Dark-enigma is a philosophical term that attempts the impossible task of naming Absence and Presence as a single existence-tissue, as it is in and of itself before any names, before Absence and Presence give birth to one another, and before all the other words and concepts and distinctions we use to approach the nature of reality. And the “gate of all mystery” is clearly the same gate that appears twice in the title No-Gate Gateway: first as the simple Gate, and second as the primary element in the Gateway ideogram.
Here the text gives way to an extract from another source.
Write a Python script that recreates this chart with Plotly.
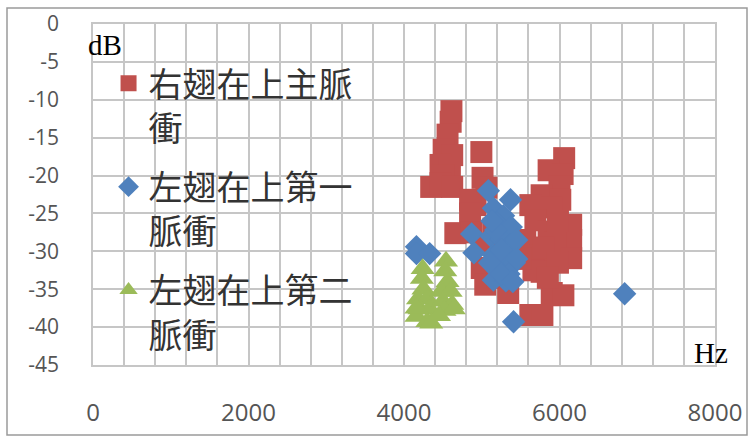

When No-Gate speaks of ‘passing through this gate,’ he means understanding Absence and Presence together as a single generative tissue; and that transforms things completely, for the fundamental dichotomies structuring everything vanish. Absence and Presence, generative emptiness and the ten thousand things, become a single tissue. Word and silence become a single tissue, as does meaning and meaninglessness, self and Cosmos. Thought and empty-mind become a single tissue. The mirror-deep empty-mind that perceives and the ten thousand things filling perception become a single tissue. And there, suddenly there, we are wholly a part of that dark-enigma: not just in moments of empty-mind enlightenment, but also our thoughts and obsessions and memories as we move through our routine self-involved lives: Buddha-nature as ordinary mind, ordinary mind as Tao.
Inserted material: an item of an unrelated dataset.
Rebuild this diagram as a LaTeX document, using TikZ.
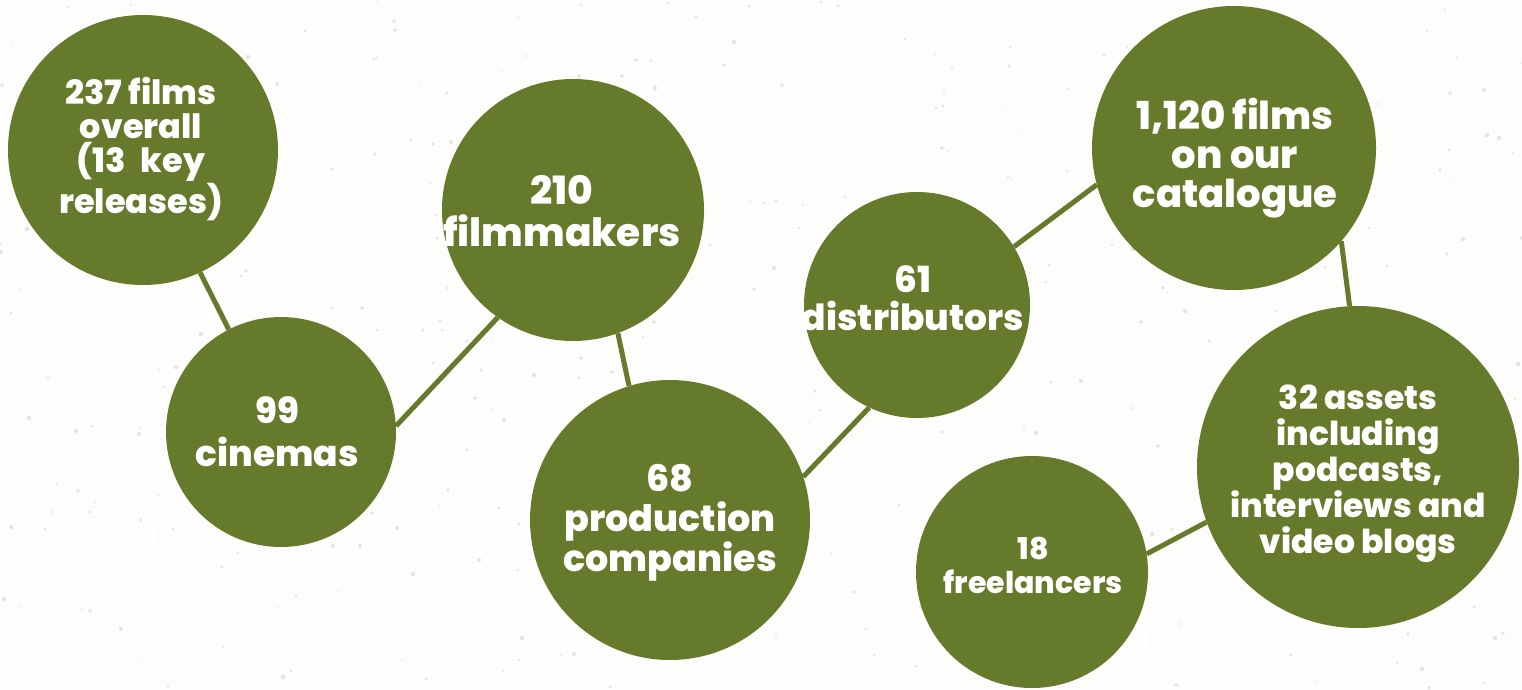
\documentclass[tikz,border=0pt]{standalone}
\usepackage{fontspec}
\setmainfont{Poppins}[BoldFont={Poppins ExtraBold}]
\definecolor{olivegreen}{HTML}{667A2B}
\definecolor{paper}{HTML}{FDFDFC}
\definecolor{speck}{HTML}{E4E4E4}
\tikzset{
  bubble/.style={circle, fill=olivegreen, inner sep=0pt},
  btext/.style 2 args={text=white, align=center, inner sep=0pt, font={\bfseries\fontsize{#1}{#2}\selectfont}},
  link/.style={draw=olivegreen, line width=5pt}
}
\begin{document}
\begin{tikzpicture}[x=1pt,y=-1pt]
\fill[paper] (0,0) rectangle (1522,690);
\useasboundingbox (0,0) rectangle (1522,690);
\pgfmathsetseed{4217}
\foreach \i in {1,...,420}{
  \pgfmathsetmacro\xx{random(0,1522)}
  \pgfmathsetmacro\yy{random(0,690)}
  \pgfmathsetmacro\rr{0.6+1.6*rnd}
  \fill[speck] (\xx,\yy) circle[radius=\rr];
}
\node[bubble, minimum size=270pt] (c1) at (143,150) {};
\node[bubble, minimum size=230pt] (c2) at (281,432) {};
\node[bubble, minimum size=262pt] (c3) at (573,210) {};
\node[bubble, minimum size=280pt] (c4) at (670,520) {};
\node[bubble, minimum size=226pt] (c5) at (917,305) {};
\node[bubble, minimum size=284pt] (c6) at (1234,148) {};
\node[bubble, minimum size=322pt] (c7) at (1358,467) {};
\node[bubble, minimum size=232pt] (c8) at (1032,572) {};
\node[btext={33.5}{34}] (t1) at (141,149) {237 films\\overall\\(13\hspace{0.25em} key\\releases)};
\node[btext={36}{43}] (t2) at (277,432) {99\\cinemas};
\node[btext={39}{42}] (t3) at (562,211) {210\\filmmakers};
\node[btext={36.5}{40}] (t4) at (670,523) {68\\production\\companies};
\node[btext={36}{38}] (t5) at (913,298.5) {61\\distributors};
\node[btext={38.5}{39}] (t6) at (1235,158) {1,120 films\\on our\\catalogue};
\node[btext={33}{36}] (t7) at (1358,474) {32 assets\\including\\podcasts,\\interviews and\\video blogs};
\node[btext={30}{34}] (t8) at (1033,565) {18\\freelancers};
\draw[link] (c1.295) -- (c2.117);
\draw[link] (c2.3.5) -- (c3.235);
\draw[link] (c3.290) -- (c4.107);
\draw[link] (c4.18) -- (c5.245);
\draw[link] (c5.31.5) -- (c6.195);
\draw[link] (c6.319) -- (c7.93.5);
\draw[link] (c7.200) -- (c8.9);
\end{tikzpicture}
\end{document}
Concepts at this level blur. Absence is one half of the Presence/Absence dichotomy and, at the same time, the resolution of that dichotomy, for it is the undifferentiated tissue that includes all the differentiation of Presence: landscape’s ten thousand things, individual identity, words. And so, it is hard to distinguish Absence from dark-enigma or Tao. All of which is what No-Gate means when he says Absence is beyond even the most fundamental explanatory distinction: “Absence: don’t think it’s emptiness, and don’t think its Presence.” This understanding leads to a remarkable realization: if our original Buddha-nature is Absence, and Absence is the undifferentiated and generative tissue that includes all of Presence, landscape’s ten-thousand things; then our original-nature is itself all of those ten thousand things. Hence the desire among artist-intellectuals and Ch’an monks to inhabit rivers-and-mountains landscapes: for to face such a magisterial landscape is to make one’s own internal dimensions magisterial.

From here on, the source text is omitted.